### [WHAT YOU SHOULD DO]
Produce nothing but an exact copy of the lines from the one containing "Rebuild this chart" through the one containing "import numpy as np", and do not carry over pictures.
-- start --
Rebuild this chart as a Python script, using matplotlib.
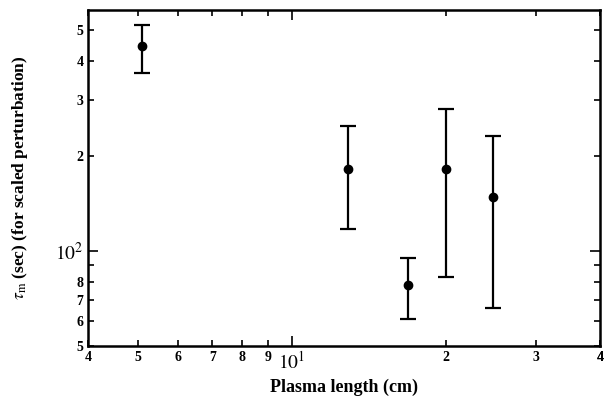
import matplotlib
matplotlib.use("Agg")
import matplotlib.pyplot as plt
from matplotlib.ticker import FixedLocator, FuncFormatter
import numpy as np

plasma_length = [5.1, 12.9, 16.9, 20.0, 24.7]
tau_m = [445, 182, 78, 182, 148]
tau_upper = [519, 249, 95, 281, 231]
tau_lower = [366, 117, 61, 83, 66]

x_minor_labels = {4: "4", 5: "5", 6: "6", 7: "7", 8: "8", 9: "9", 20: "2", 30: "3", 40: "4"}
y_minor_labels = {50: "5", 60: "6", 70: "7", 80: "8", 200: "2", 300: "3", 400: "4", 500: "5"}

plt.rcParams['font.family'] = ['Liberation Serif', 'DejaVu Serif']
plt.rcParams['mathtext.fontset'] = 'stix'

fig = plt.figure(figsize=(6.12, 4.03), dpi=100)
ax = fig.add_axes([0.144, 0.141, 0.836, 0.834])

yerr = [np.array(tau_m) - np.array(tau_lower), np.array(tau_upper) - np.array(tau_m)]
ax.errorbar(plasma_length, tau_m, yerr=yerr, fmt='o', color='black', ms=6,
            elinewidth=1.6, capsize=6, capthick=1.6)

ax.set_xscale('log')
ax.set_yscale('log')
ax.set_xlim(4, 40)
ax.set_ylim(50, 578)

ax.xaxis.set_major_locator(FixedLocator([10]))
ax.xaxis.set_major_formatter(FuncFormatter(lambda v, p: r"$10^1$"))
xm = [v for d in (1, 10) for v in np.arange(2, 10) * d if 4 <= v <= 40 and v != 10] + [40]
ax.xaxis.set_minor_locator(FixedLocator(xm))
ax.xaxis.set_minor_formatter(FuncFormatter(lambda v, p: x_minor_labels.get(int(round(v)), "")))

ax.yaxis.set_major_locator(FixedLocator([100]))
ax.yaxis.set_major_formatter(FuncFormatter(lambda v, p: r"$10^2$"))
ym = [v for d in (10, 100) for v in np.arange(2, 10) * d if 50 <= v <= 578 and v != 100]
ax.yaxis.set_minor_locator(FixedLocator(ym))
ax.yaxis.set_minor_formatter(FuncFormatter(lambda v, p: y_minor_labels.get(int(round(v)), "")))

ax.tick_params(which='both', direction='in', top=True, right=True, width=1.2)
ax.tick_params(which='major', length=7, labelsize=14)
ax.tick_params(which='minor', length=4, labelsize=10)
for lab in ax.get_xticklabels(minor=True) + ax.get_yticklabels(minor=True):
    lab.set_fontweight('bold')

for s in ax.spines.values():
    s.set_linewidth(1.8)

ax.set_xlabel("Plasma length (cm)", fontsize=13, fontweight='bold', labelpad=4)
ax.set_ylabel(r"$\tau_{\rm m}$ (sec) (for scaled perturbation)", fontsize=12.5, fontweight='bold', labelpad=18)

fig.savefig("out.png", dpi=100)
-- end --
-- start --
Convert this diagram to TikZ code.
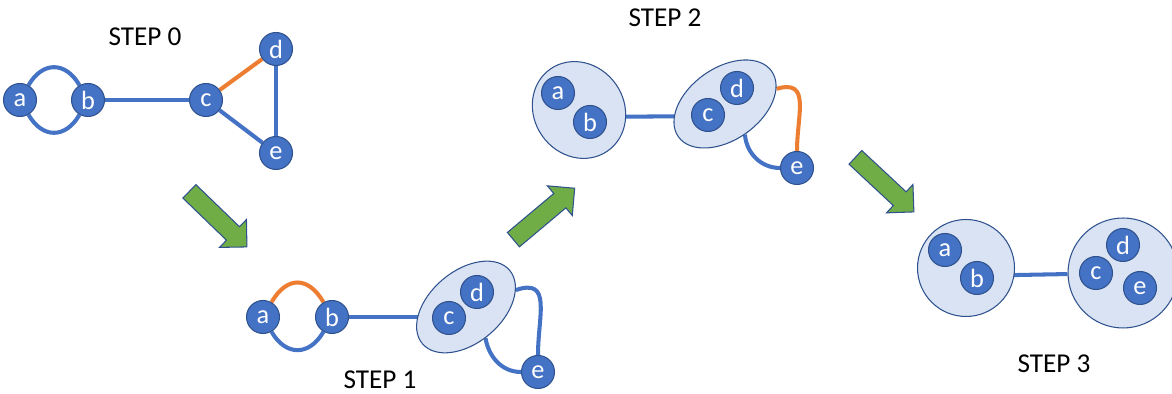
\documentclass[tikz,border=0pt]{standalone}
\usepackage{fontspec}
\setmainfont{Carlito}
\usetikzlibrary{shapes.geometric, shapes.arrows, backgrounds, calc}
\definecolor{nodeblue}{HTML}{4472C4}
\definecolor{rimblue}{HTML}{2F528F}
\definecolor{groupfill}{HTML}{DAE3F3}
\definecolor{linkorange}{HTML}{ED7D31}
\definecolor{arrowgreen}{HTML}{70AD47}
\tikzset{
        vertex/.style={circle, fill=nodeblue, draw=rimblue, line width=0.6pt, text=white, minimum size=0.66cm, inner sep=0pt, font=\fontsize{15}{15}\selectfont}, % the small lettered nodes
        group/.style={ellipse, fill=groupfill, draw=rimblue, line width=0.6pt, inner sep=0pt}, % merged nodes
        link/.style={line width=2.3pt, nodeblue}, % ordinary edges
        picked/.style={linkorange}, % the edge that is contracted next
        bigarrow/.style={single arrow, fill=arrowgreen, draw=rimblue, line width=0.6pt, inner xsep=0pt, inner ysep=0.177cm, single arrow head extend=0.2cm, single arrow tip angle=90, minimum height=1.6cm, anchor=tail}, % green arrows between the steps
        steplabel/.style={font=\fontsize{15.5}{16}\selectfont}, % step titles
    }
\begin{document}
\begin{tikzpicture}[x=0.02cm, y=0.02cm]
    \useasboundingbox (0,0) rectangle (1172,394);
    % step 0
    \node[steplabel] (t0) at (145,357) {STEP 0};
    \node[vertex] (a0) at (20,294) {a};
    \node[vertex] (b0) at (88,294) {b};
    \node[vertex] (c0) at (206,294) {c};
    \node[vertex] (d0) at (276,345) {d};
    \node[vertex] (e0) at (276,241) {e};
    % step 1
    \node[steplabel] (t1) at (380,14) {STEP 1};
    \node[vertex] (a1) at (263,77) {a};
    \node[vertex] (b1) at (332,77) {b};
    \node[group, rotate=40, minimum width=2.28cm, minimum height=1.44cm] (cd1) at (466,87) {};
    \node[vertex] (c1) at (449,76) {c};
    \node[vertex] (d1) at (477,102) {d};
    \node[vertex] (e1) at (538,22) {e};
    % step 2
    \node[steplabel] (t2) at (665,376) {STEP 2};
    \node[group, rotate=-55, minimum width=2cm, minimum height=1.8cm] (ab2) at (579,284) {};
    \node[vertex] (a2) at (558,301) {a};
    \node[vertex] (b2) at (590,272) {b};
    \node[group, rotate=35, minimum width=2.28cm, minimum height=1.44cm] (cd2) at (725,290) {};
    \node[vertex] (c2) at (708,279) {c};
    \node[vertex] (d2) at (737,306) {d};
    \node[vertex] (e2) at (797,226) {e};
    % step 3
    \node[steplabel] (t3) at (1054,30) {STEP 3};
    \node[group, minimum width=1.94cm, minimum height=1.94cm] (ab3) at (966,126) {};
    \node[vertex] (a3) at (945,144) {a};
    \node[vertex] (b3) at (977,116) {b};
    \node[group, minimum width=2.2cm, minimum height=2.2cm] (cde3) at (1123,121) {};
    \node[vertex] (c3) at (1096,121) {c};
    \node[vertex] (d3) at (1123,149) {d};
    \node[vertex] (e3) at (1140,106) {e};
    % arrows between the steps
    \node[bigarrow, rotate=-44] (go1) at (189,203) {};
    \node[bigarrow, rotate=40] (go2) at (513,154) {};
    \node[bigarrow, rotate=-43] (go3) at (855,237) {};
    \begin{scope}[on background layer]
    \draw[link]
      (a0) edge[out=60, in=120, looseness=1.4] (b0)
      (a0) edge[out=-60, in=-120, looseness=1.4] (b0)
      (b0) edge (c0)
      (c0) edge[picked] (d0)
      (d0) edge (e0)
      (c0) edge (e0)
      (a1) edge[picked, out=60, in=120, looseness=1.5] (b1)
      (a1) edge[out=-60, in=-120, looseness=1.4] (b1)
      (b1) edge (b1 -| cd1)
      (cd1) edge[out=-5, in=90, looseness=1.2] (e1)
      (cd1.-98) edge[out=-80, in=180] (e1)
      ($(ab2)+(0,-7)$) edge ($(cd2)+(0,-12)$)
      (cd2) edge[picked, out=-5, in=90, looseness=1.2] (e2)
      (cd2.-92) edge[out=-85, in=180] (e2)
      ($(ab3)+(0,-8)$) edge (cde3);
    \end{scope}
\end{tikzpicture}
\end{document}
-- end --
### [RESPONSE BELOW]
Rebuild this chart as a Python script, using matplotlib.
import matplotlib
matplotlib.use("Agg")
import matplotlib.pyplot as plt
from matplotlib.ticker import FixedLocator, FuncFormatter
import numpy as np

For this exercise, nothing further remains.